## THE TASK
Work through the data below and give the number of lines holding "React", nothing more.
------ GIVEN MATERIAL ------
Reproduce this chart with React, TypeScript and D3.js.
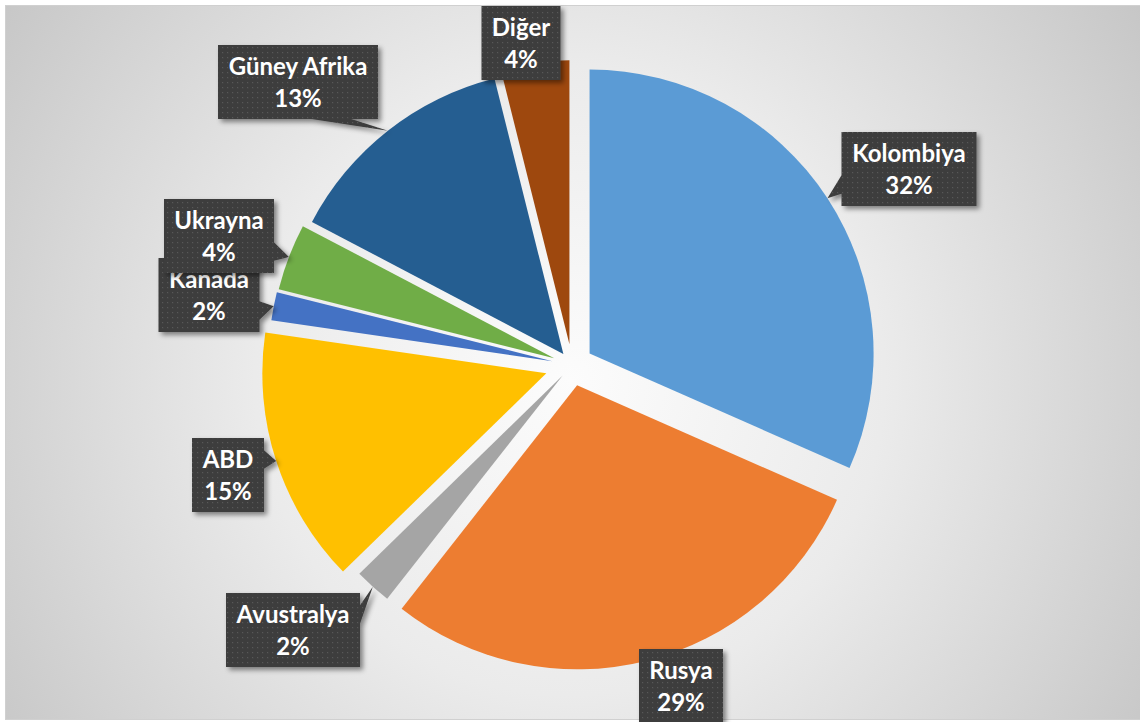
import React, { useEffect, useRef } from 'react';
import * as d3 from 'd3';

const countries = ['Kolombiya', 'Rusya', 'Avustralya', 'ABD', 'Kanada', 'Ukrayna', 'Güney Afrika', 'Diğer'];
const shares = [31.6, 29.0, 2.1, 14.6, 1.6, 3.8, 13.4, 3.9];
const sliceColors = ['#5b9bd5', '#ed7d31', '#a5a5a5', '#ffc000', '#4472c4', '#70ad47', '#255e91', '#9e480e'];
// how far each slice is pulled out of the pie (px)
const explode = [21, 21, 14, 27, 20, 19, 14, 21];
// label box centres, as they were dragged in the original
const labelCentres: [number, number][] = [
  [909, 169], [681, 686], [293, 630], [228, 475],
  [209, 295], [219, 236], [298, 82], [521, 43],
];

const W = 1140;
const H = 722;
const cx = 572;
const cy = 365;
const R = 284;

// Excel style wedge rectangle callout
function calloutPath(x0: number, y0: number, w: number, h: number, tx: number, ty: number) {
  const x1 = x0 + w, y1 = y0 + h;
  const dx = tx - (x0 + w / 2), dy = ty - (y0 + h / 2);
  if (tx >= x0 && tx <= x1 && ty >= y0 && ty <= y1) {
    return `M${x0},${y0}H${x1}V${y1}H${x0}Z`;
  }
  let pts: [number, number][];
  if (Math.abs(dy) > Math.abs(dx) * h / w) {
    const a = dx > 0 ? x0 + w * 7 / 12 : x0 + w * 2 / 12;
    const b = dx > 0 ? x0 + w * 10 / 12 : x0 + w * 5 / 12;
    pts = dy < 0
      ? [[x0, y0], [a, y0], [tx, ty], [b, y0], [x1, y0], [x1, y1], [x0, y1]]
      : [[x0, y0], [x1, y0], [x1, y1], [b, y1], [tx, ty], [a, y1], [x0, y1]];
  } else {
    const a = dy > 0 ? y0 + h * 7 / 12 : y0 + h * 2 / 12;
    const b = dy > 0 ? y0 + h * 10 / 12 : y0 + h * 5 / 12;
    pts = dx > 0
      ? [[x0, y0], [x1, y0], [x1, a], [tx, ty], [x1, b], [x1, y1], [x0, y1]]
      : [[x0, y0], [x1, y0], [x1, y1], [x0, y1], [x0, b], [tx, ty], [x0, a]];
  }
  return 'M' + pts.map(p => p.join(',')).join('L') + 'Z';
}

const App = () => {
  const svgRef = useRef<SVGSVGElement>(null);

  useEffect(() => {
    if (!svgRef.current) return;
    const svg = d3.select(svgRef.current);
    svg.selectAll('*').remove();

    const defs = svg.append('defs');
    const bg = defs.append('radialGradient').attr('id', 'bg')
      .attr('gradientUnits', 'userSpaceOnUse')
      .attr('cx', 570).attr('cy', 380).attr('r', 700);
    bg.append('stop').attr('offset', '0').attr('stop-color', '#fcfcfc');
    bg.append('stop').attr('offset', '0.45').attr('stop-color', '#ebebeb');
    bg.append('stop').attr('offset', '1').attr('stop-color', '#c5c5c5');

    const pat = defs.append('pattern').attr('id', 'dots')
      .attr('patternUnits', 'userSpaceOnUse').attr('width', 5).attr('height', 5);
    pat.append('rect').attr('width', 5).attr('height', 5).attr('fill', '#3e3e3e');
    pat.append('rect').attr('x', 2).attr('y', 2).attr('width', 1.2).attr('height', 1.2).attr('fill', '#585858');

    defs.append('filter').attr('id', 'shadow')
      .attr('x', '-20%').attr('y', '-20%').attr('width', '150%').attr('height', '150%')
      .append('feDropShadow')
      .attr('dx', 3).attr('dy', 3).attr('stdDeviation', 2.5)
      .attr('flood-color', '#000').attr('flood-opacity', 0.45);

    svg.append('rect')
      .attr('x', 5.5).attr('y', 5.5).attr('width', W).attr('height', 714)
      .attr('fill', 'url(#bg)').attr('stroke', '#d0d0d0');

    const pie = d3.pie<number>().sort(null).value(d => d);
    const arcs = pie(shares);
    const arc = d3.arc<d3.PieArcDatum<number>>().innerRadius(0).outerRadius(R);
    const total = d3.sum(shares);
    const pct = d3.format('.0%');
    const mid = (d: d3.PieArcDatum<number>) => (d.startAngle + d.endAngle) / 2;

    svg.append('g')
      .attr('transform', `translate(${cx},${cy})`)
      .selectAll('path')
      .data(arcs)
      .join('path')
      .attr('d', arc)
      .attr('fill', (d, i) => sliceColors[i])
      .attr('transform', (d, i) => {
        const m = mid(d);
        return `translate(${explode[i] * Math.sin(m)},${-explode[i] * Math.cos(m)})`;
      });

    arcs.forEach((d, i) => {
      const m = mid(d);
      const tx = cx + (explode[i] + R) * Math.sin(m);
      const ty = cy - (explode[i] + R) * Math.cos(m);
      const lg = svg.append('g');
      const t = lg.append('text')
        .attr('fill', '#fff')
        .attr('font-family', 'Lato, "Open Sans", sans-serif')
        .attr('font-weight', 'bold')
        .attr('font-size', 24)
        .attr('text-anchor', 'middle');
      const l1 = t.append('tspan').text(countries[i]);
      const l2 = t.append('tspan').text(pct(d.data / total));
      const tw = Math.max(
        (l1.node() as SVGTextContentElement).getComputedTextLength(),
        (l2.node() as SVGTextContentElement).getComputedTextLength(),
      );
      const w = Math.round(tw + 21);
      const h = 74;
      const [bx, by] = labelCentres[i];
      const x0 = bx - w / 2;
      const y0 = by - h / 2;
      l1.attr('x', bx).attr('y', y0 + 30);
      l2.attr('x', bx).attr('y', y0 + 62);
      lg.insert('path', 'text')
        .attr('d', calloutPath(x0, y0, w, h, tx, ty))
        .attr('fill', 'url(#dots)')
        .attr('filter', 'url(#shadow)');
    });
  }, []);

  return (
    <svg
      ref={svgRef}
      width={W}
      height={H}
      style={{ position: 'absolute', left: 0, top: 0, display: 'block', background: '#fff' }}
    />
  );
};

export default App;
------
## CORRECT ANSWER
2